Lower value, albeit usually not a good thing, can work in favor of family owned businesses looking to transfer ownership to the next generation.
"Now is a good time to be thinking about succession, in part because the economy is down," says Cindy Johnson, an accountant at Bober, Markey, Fedorovich & Co.
The benefits are apparent when drafting a succession plan and gifting stock.
"There is a big opportunity in term of gifting," Johnson says. "We are looking at the historical income stream to see the value of the business, and the last few years for many haven't been so good. Because of these poor results, parents can gift more shares of the business to their children."
And if planned correctly, gifted shares of stock may also be discounted to less than the fair market value.
"It's a great tool ... it helps keep the value down and is recognized by the IRS," says Johnson.
Valuation discounting requires an analysis of the fair market value of the assets, then discounts on those assets can be applied elsewhere.

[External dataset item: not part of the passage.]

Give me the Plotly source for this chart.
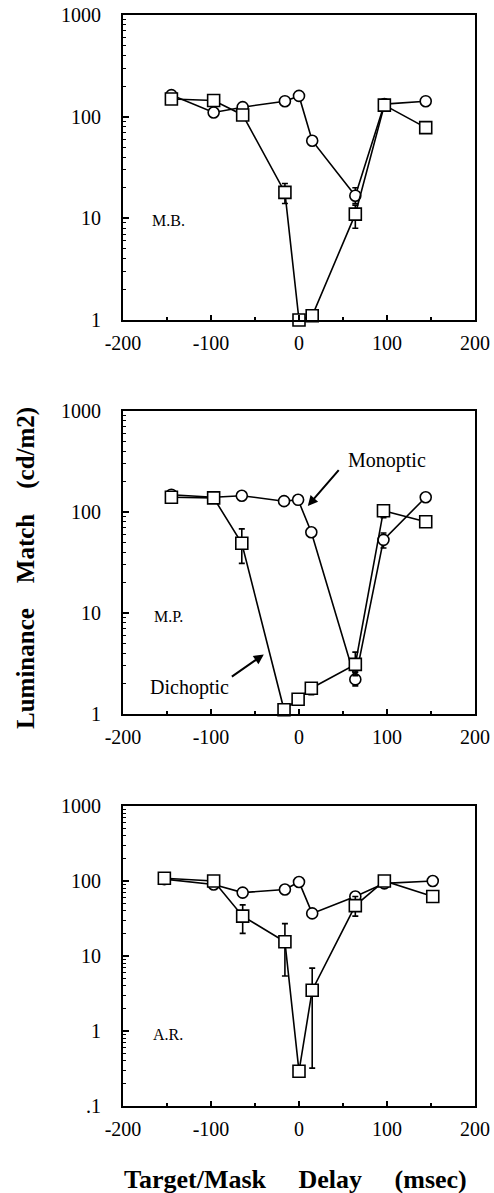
import numpy as np
import plotly.graph_objects as go

# ---------------- data ----------------
# Panel 1: M.B.
x_mb = [-145, -97, -64, -16, 0, 15, 64, 97, 144]
mono_mb = [163, 110, 124, 142, 160, 58, 16.7, 133, 142]
dich_mb = [149, 144, 104, 18, 1.0, 1.1, 11, 130, 78]
mono_mb_hi = [None, None, None, None, None, None, 20, None, None]
mono_mb_lo = [None, None, None, None, None, None, 14, None, None]
dich_mb_hi = [None, None, None, 22, None, None, 13.5, None, None]
dich_mb_lo = [None, None, None, 14, None, None, 8, None, None]

# Panel 2: M.P.
x_mp = [-145, -97, -65, -17, -1, 14, 64, 96, 144]
mono_mp = [148, 140, 145, 128, 132, 63, 2.2, 53, 140]
dich_mp = [140, 138, 49, 1.1, 1.4, 1.8, 3.1, 103, 80]
mono_mp_hi = [None, None, None, None, None, None, 2.6, 62, None]
mono_mp_lo = [None, None, None, None, None, None, 1.9, 44, None]
dich_mp_hi = [None, None, 68, None, None, 2.0, 4.1, 115, None]
dich_mp_lo = [None, None, 31, None, None, 1.55, 2.4, 88, None]

# Panel 3: A.R.
x_ar = [-153, -97, -64, -16, 0, 15, 64, 97, 152]
mono_ar = [106, 90, 70, 77, 97, 37, 62, 93, 100]
dich_ar = [109, 100, 34, 15.5, 0.29, 3.5, 47, 100, 62]
mono_ar_hi = [None, None, None, None, None, None, 72, None, None]
mono_ar_lo = [None, None, None, None, None, None, 55, None, None]
dich_ar_hi = [None, None, 48, 27, None, 6.9, 62, None, None]
dich_ar_lo = [None, None, 20, 5.4, None, 0.32, 34, None, None]

subjects = ["M.B.", "M.P.", "A.R."]
x_ticks = [-200, -100, 0, 100, 200]
y_ticks_top = [1, 10, 100, 1000]
y_ticktext_top = ["1", "10", "100", "1000"]
y_ticks_bot = [0.1, 1, 10, 100, 1000]
y_ticktext_bot = [".1", "1", "10", "100", "1000"]

# ---------------- figure ----------------
W, H = 494, 1193
FONT = "Liberation Serif, Times New Roman, serif"

def px_x(p):
    return p / W

def px_y(p):
    return 1 - p / H

def err(vals, hi, lo):
    v = np.array(vals, dtype=float)
    h = np.array([np.nan if a is None else a for a in hi], dtype=float)
    l = np.array([np.nan if a is None else a for a in lo], dtype=float)
    plus = h - v
    minus = v - l
    return [None if np.isnan(p) else p for p in plus], [None if np.isnan(m) else m for m in minus]

panels = [
    (x_mb, mono_mb, dich_mb, mono_mb_hi, mono_mb_lo, dich_mb_hi, dich_mb_lo),
    (x_mp, mono_mp, dich_mp, mono_mp_hi, mono_mp_lo, dich_mp_hi, dich_mp_lo),
    (x_ar, mono_ar, dich_ar, mono_ar_hi, mono_ar_lo, dich_ar_hi, dich_ar_lo),
]

# plot boxes in page pixels (top, bottom)
boxes = [(15, 320), (411, 714), (806, 1106)]
x_left, x_right = 123, 475

fig = go.Figure()
layout = dict(
    template="none",
    width=W, height=H, autosize=False,
    margin=dict(l=0, r=0, t=0, b=0, pad=0),
    paper_bgcolor="white", plot_bgcolor="white",
    showlegend=False,
    font=dict(family=FONT, color="black", size=20),
)

for i, (xs, mono, dich, mhi, mlo, dhi, dlo) in enumerate(panels):
    n = i + 1
    xa = "x" if n == 1 else f"x{n}"
    ya = "y" if n == 1 else f"y{n}"
    mp, mm = err(mono, mhi, mlo)
    dp, dm = err(dich, dhi, dlo)
    for vals, ep, em, sym, sz in [(mono, mp, mm, "circle", 11), (dich, dp, dm, "square", 12)]:
        fig.add_trace(go.Scatter(
            x=xs, y=vals, xaxis=xa, yaxis=ya, mode="lines+markers",
            line=dict(color="black", width=1.6),
            marker=dict(symbol=sym, size=sz, color="white",
                        line=dict(color="black", width=1.6)),
            error_y=dict(type="data", symmetric=False, array=ep, arrayminus=em,
                         color="black", thickness=1.6, width=3),
            cliponaxis=False,
        ))
    top, bot = boxes[i]
    ydom = [px_y(bot), px_y(top)]
    xdom = [px_x(x_left), px_x(x_right)]
    if n == 3:
        yr, tv, tt = [-1, 3], y_ticks_bot, y_ticktext_bot
    else:
        yr, tv, tt = [0, 3], y_ticks_top, y_ticktext_top
    layout["xaxis" if n == 1 else f"xaxis{n}"] = dict(
        domain=xdom, anchor=ya, range=[-200, 200], automargin=False,
        tickvals=x_ticks, ticktext=[str(v) for v in x_ticks],
        ticks="inside", ticklen=5, tickwidth=1.5, tickcolor="black",
        minor=dict(dtick=50, tick0=0, ticks="inside", ticklen=3, tickwidth=1.5, tickcolor="black"),
        showline=True, linecolor="black", linewidth=2, mirror=True,
        showgrid=False, zeroline=False,
        tickfont=dict(family=FONT, size=20, color="black"),
        ticklabelstandoff=4, ticklabeloverflow="allow",
    )
    layout["yaxis" if n == 1 else f"yaxis{n}"] = dict(
        domain=ydom, anchor=xa, type="log", range=yr, automargin=False,
        tickvals=tv, ticktext=tt,
        ticks="inside", ticklen=6, tickwidth=1.5, tickcolor="black",
        minor=dict(dtick="D1", ticks="inside", ticklen=3, tickwidth=1.2, tickcolor="black"),
        showline=True, linecolor="black", linewidth=2, mirror=True,
        showgrid=False, zeroline=False,
        tickfont=dict(family=FONT, size=20, color="black"),
        ticklabelstandoff=16, ticklabeloverflow="allow",
    )

annotations = []
# subject labels
sub_pos = [(-169, 0.98), (-167, 0.97), (-168, -0.05)]
for i, (lab, (sx, sy)) in enumerate(zip(subjects, sub_pos)):
    n = i + 1
    annotations.append(dict(
        text=lab, x=sx, y=sy, xref="x" if n == 1 else f"x{n}", yref="y" if n == 1 else f"y{n}",
        xanchor="left", yanchor="middle", showarrow=False,
        font=dict(family=FONT, size=16, color="black"),
    ))

# Monoptic / Dichoptic labels and arrows (panel 2)
annotations += [
    dict(text="Monoptic", x=53, y=2.51, xref="x2", yref="y2", xanchor="left", yanchor="middle",
         showarrow=False, font=dict(family=FONT, size=20, color="black")),
    dict(text="", x=10, y=2.06, xref="x2", yref="y2", ax=46.6, ay=2.43, axref="x2", ayref="y2",
         showarrow=True, arrowhead=2, arrowsize=1, arrowwidth=2, arrowcolor="black"),
    dict(text="Dichoptic", x=-172, y=0.26, xref="x2", yref="y2", xanchor="left", yanchor="middle",
         showarrow=False, font=dict(family=FONT, size=20, color="black")),
    dict(text="", x=-40, y=0.59, xref="x2", yref="y2", ax=-78, ay=0.36, axref="x2", ayref="y2",
         showarrow=True, arrowhead=2, arrowsize=1, arrowwidth=2, arrowcolor="black"),
]

# axis titles
annotations += [
    dict(text="<b>Luminance    Match    (cd/m2)</b>", x=px_x(26), y=px_y(568), xref="paper", yref="paper",
         textangle=-90, showarrow=False, xanchor="center", yanchor="middle",
         font=dict(family=FONT, size=25, color="black")),
    dict(text="<b>Target/Mask     Delay     (msec)</b>", x=px_x(295), y=px_y(1179), xref="paper", yref="paper",
         showarrow=False, xanchor="center", yanchor="middle",
         font=dict(family=FONT, size=26, color="black")),
]
layout["annotations"] = annotations

fig.update_layout(**layout)
fig.write_html(
    "out.html",
    config={"displayModeBar": False},
    post_script="document.body.style.margin='0';document.body.style.overflow='hidden';",
)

One discount applies to family limited partnerships, in which senior family members contribute assets (shares or stock) to the partnership but retain control.
And while a parent can transfer the entire value of a business into a limited family partnership, the benefit is greater if only a minority, noncontrolling share is transferred, allowing the assets to be discounted according to minority interest rule.
"It is one of the big things in wealth preservation," Johnson says. "What kind of position is (the business owner) in, and what is the value of the assets and the liquidity of those assets?"
The discounts correspond with the degree of influence the shareholder has in the company and normally will not exceed 25 percent to 30 percent.
There is also a discount for the lack of marketability derived by comparing the value of publicly-traded stock with privately-held stock.
"Smaller, closely-held businesses don't have the same access to the marketplace," Johnson says. "If I own shares in IBM and I want to sell them, I just call my broker and sell ... If I'm invested in a smaller company, the market is different."
Discounting done properly and within IRS guidelines can save a succession plan almost 50 percent of its value.
Johnson cautions, however, that navigating the legal, tax and financial challenges of succession planning is just part of the story. Succession and valuation are as much emotional as quantitative for those who spent their lives building a business.
"It's not just preparing the younger generation for taking over the company, but preparing the founder to step aside," she says.
And devaluing someone's life work can be emotionally charged.
"It is a very big deal," Johnson says. "In many cases, it is the scorecard of someone's life." How to reach: Bober, Markey, Fedorovich & Co., (330) 762-9785 or www.bobermarkey.com
In recent years, the IRS has increased its audit activity for gifts of limited partnership interests in an effort to attack perceived abuses of the use of discounts.
Also, the IRS has disallowed a discount when a family limited partnership was formed shortly before the death of an individual, ruling in those cases that the partnership was an artificial attempt to depress the value of the individual's assets.
To keep the IRS from disqualifying your valuation, it's a good idea to follow some basic guidelines, especially when valuating a business.
According to the IRS, a qualified appraisal:
* Is not done earlier than 60 days before the transfer date.
* Is prepared, signed and dated by a qualified appraiser.
* Includes a description of tangible assets transferred, with any terms of conditions, and the appraiser's full name.
* Lists the appraiser's qualifications.
* States that the appraisal was performed for income tax purposes.
* Provides a date and method of valuation.
* Reveals the fee arrangement between donor and appraiser.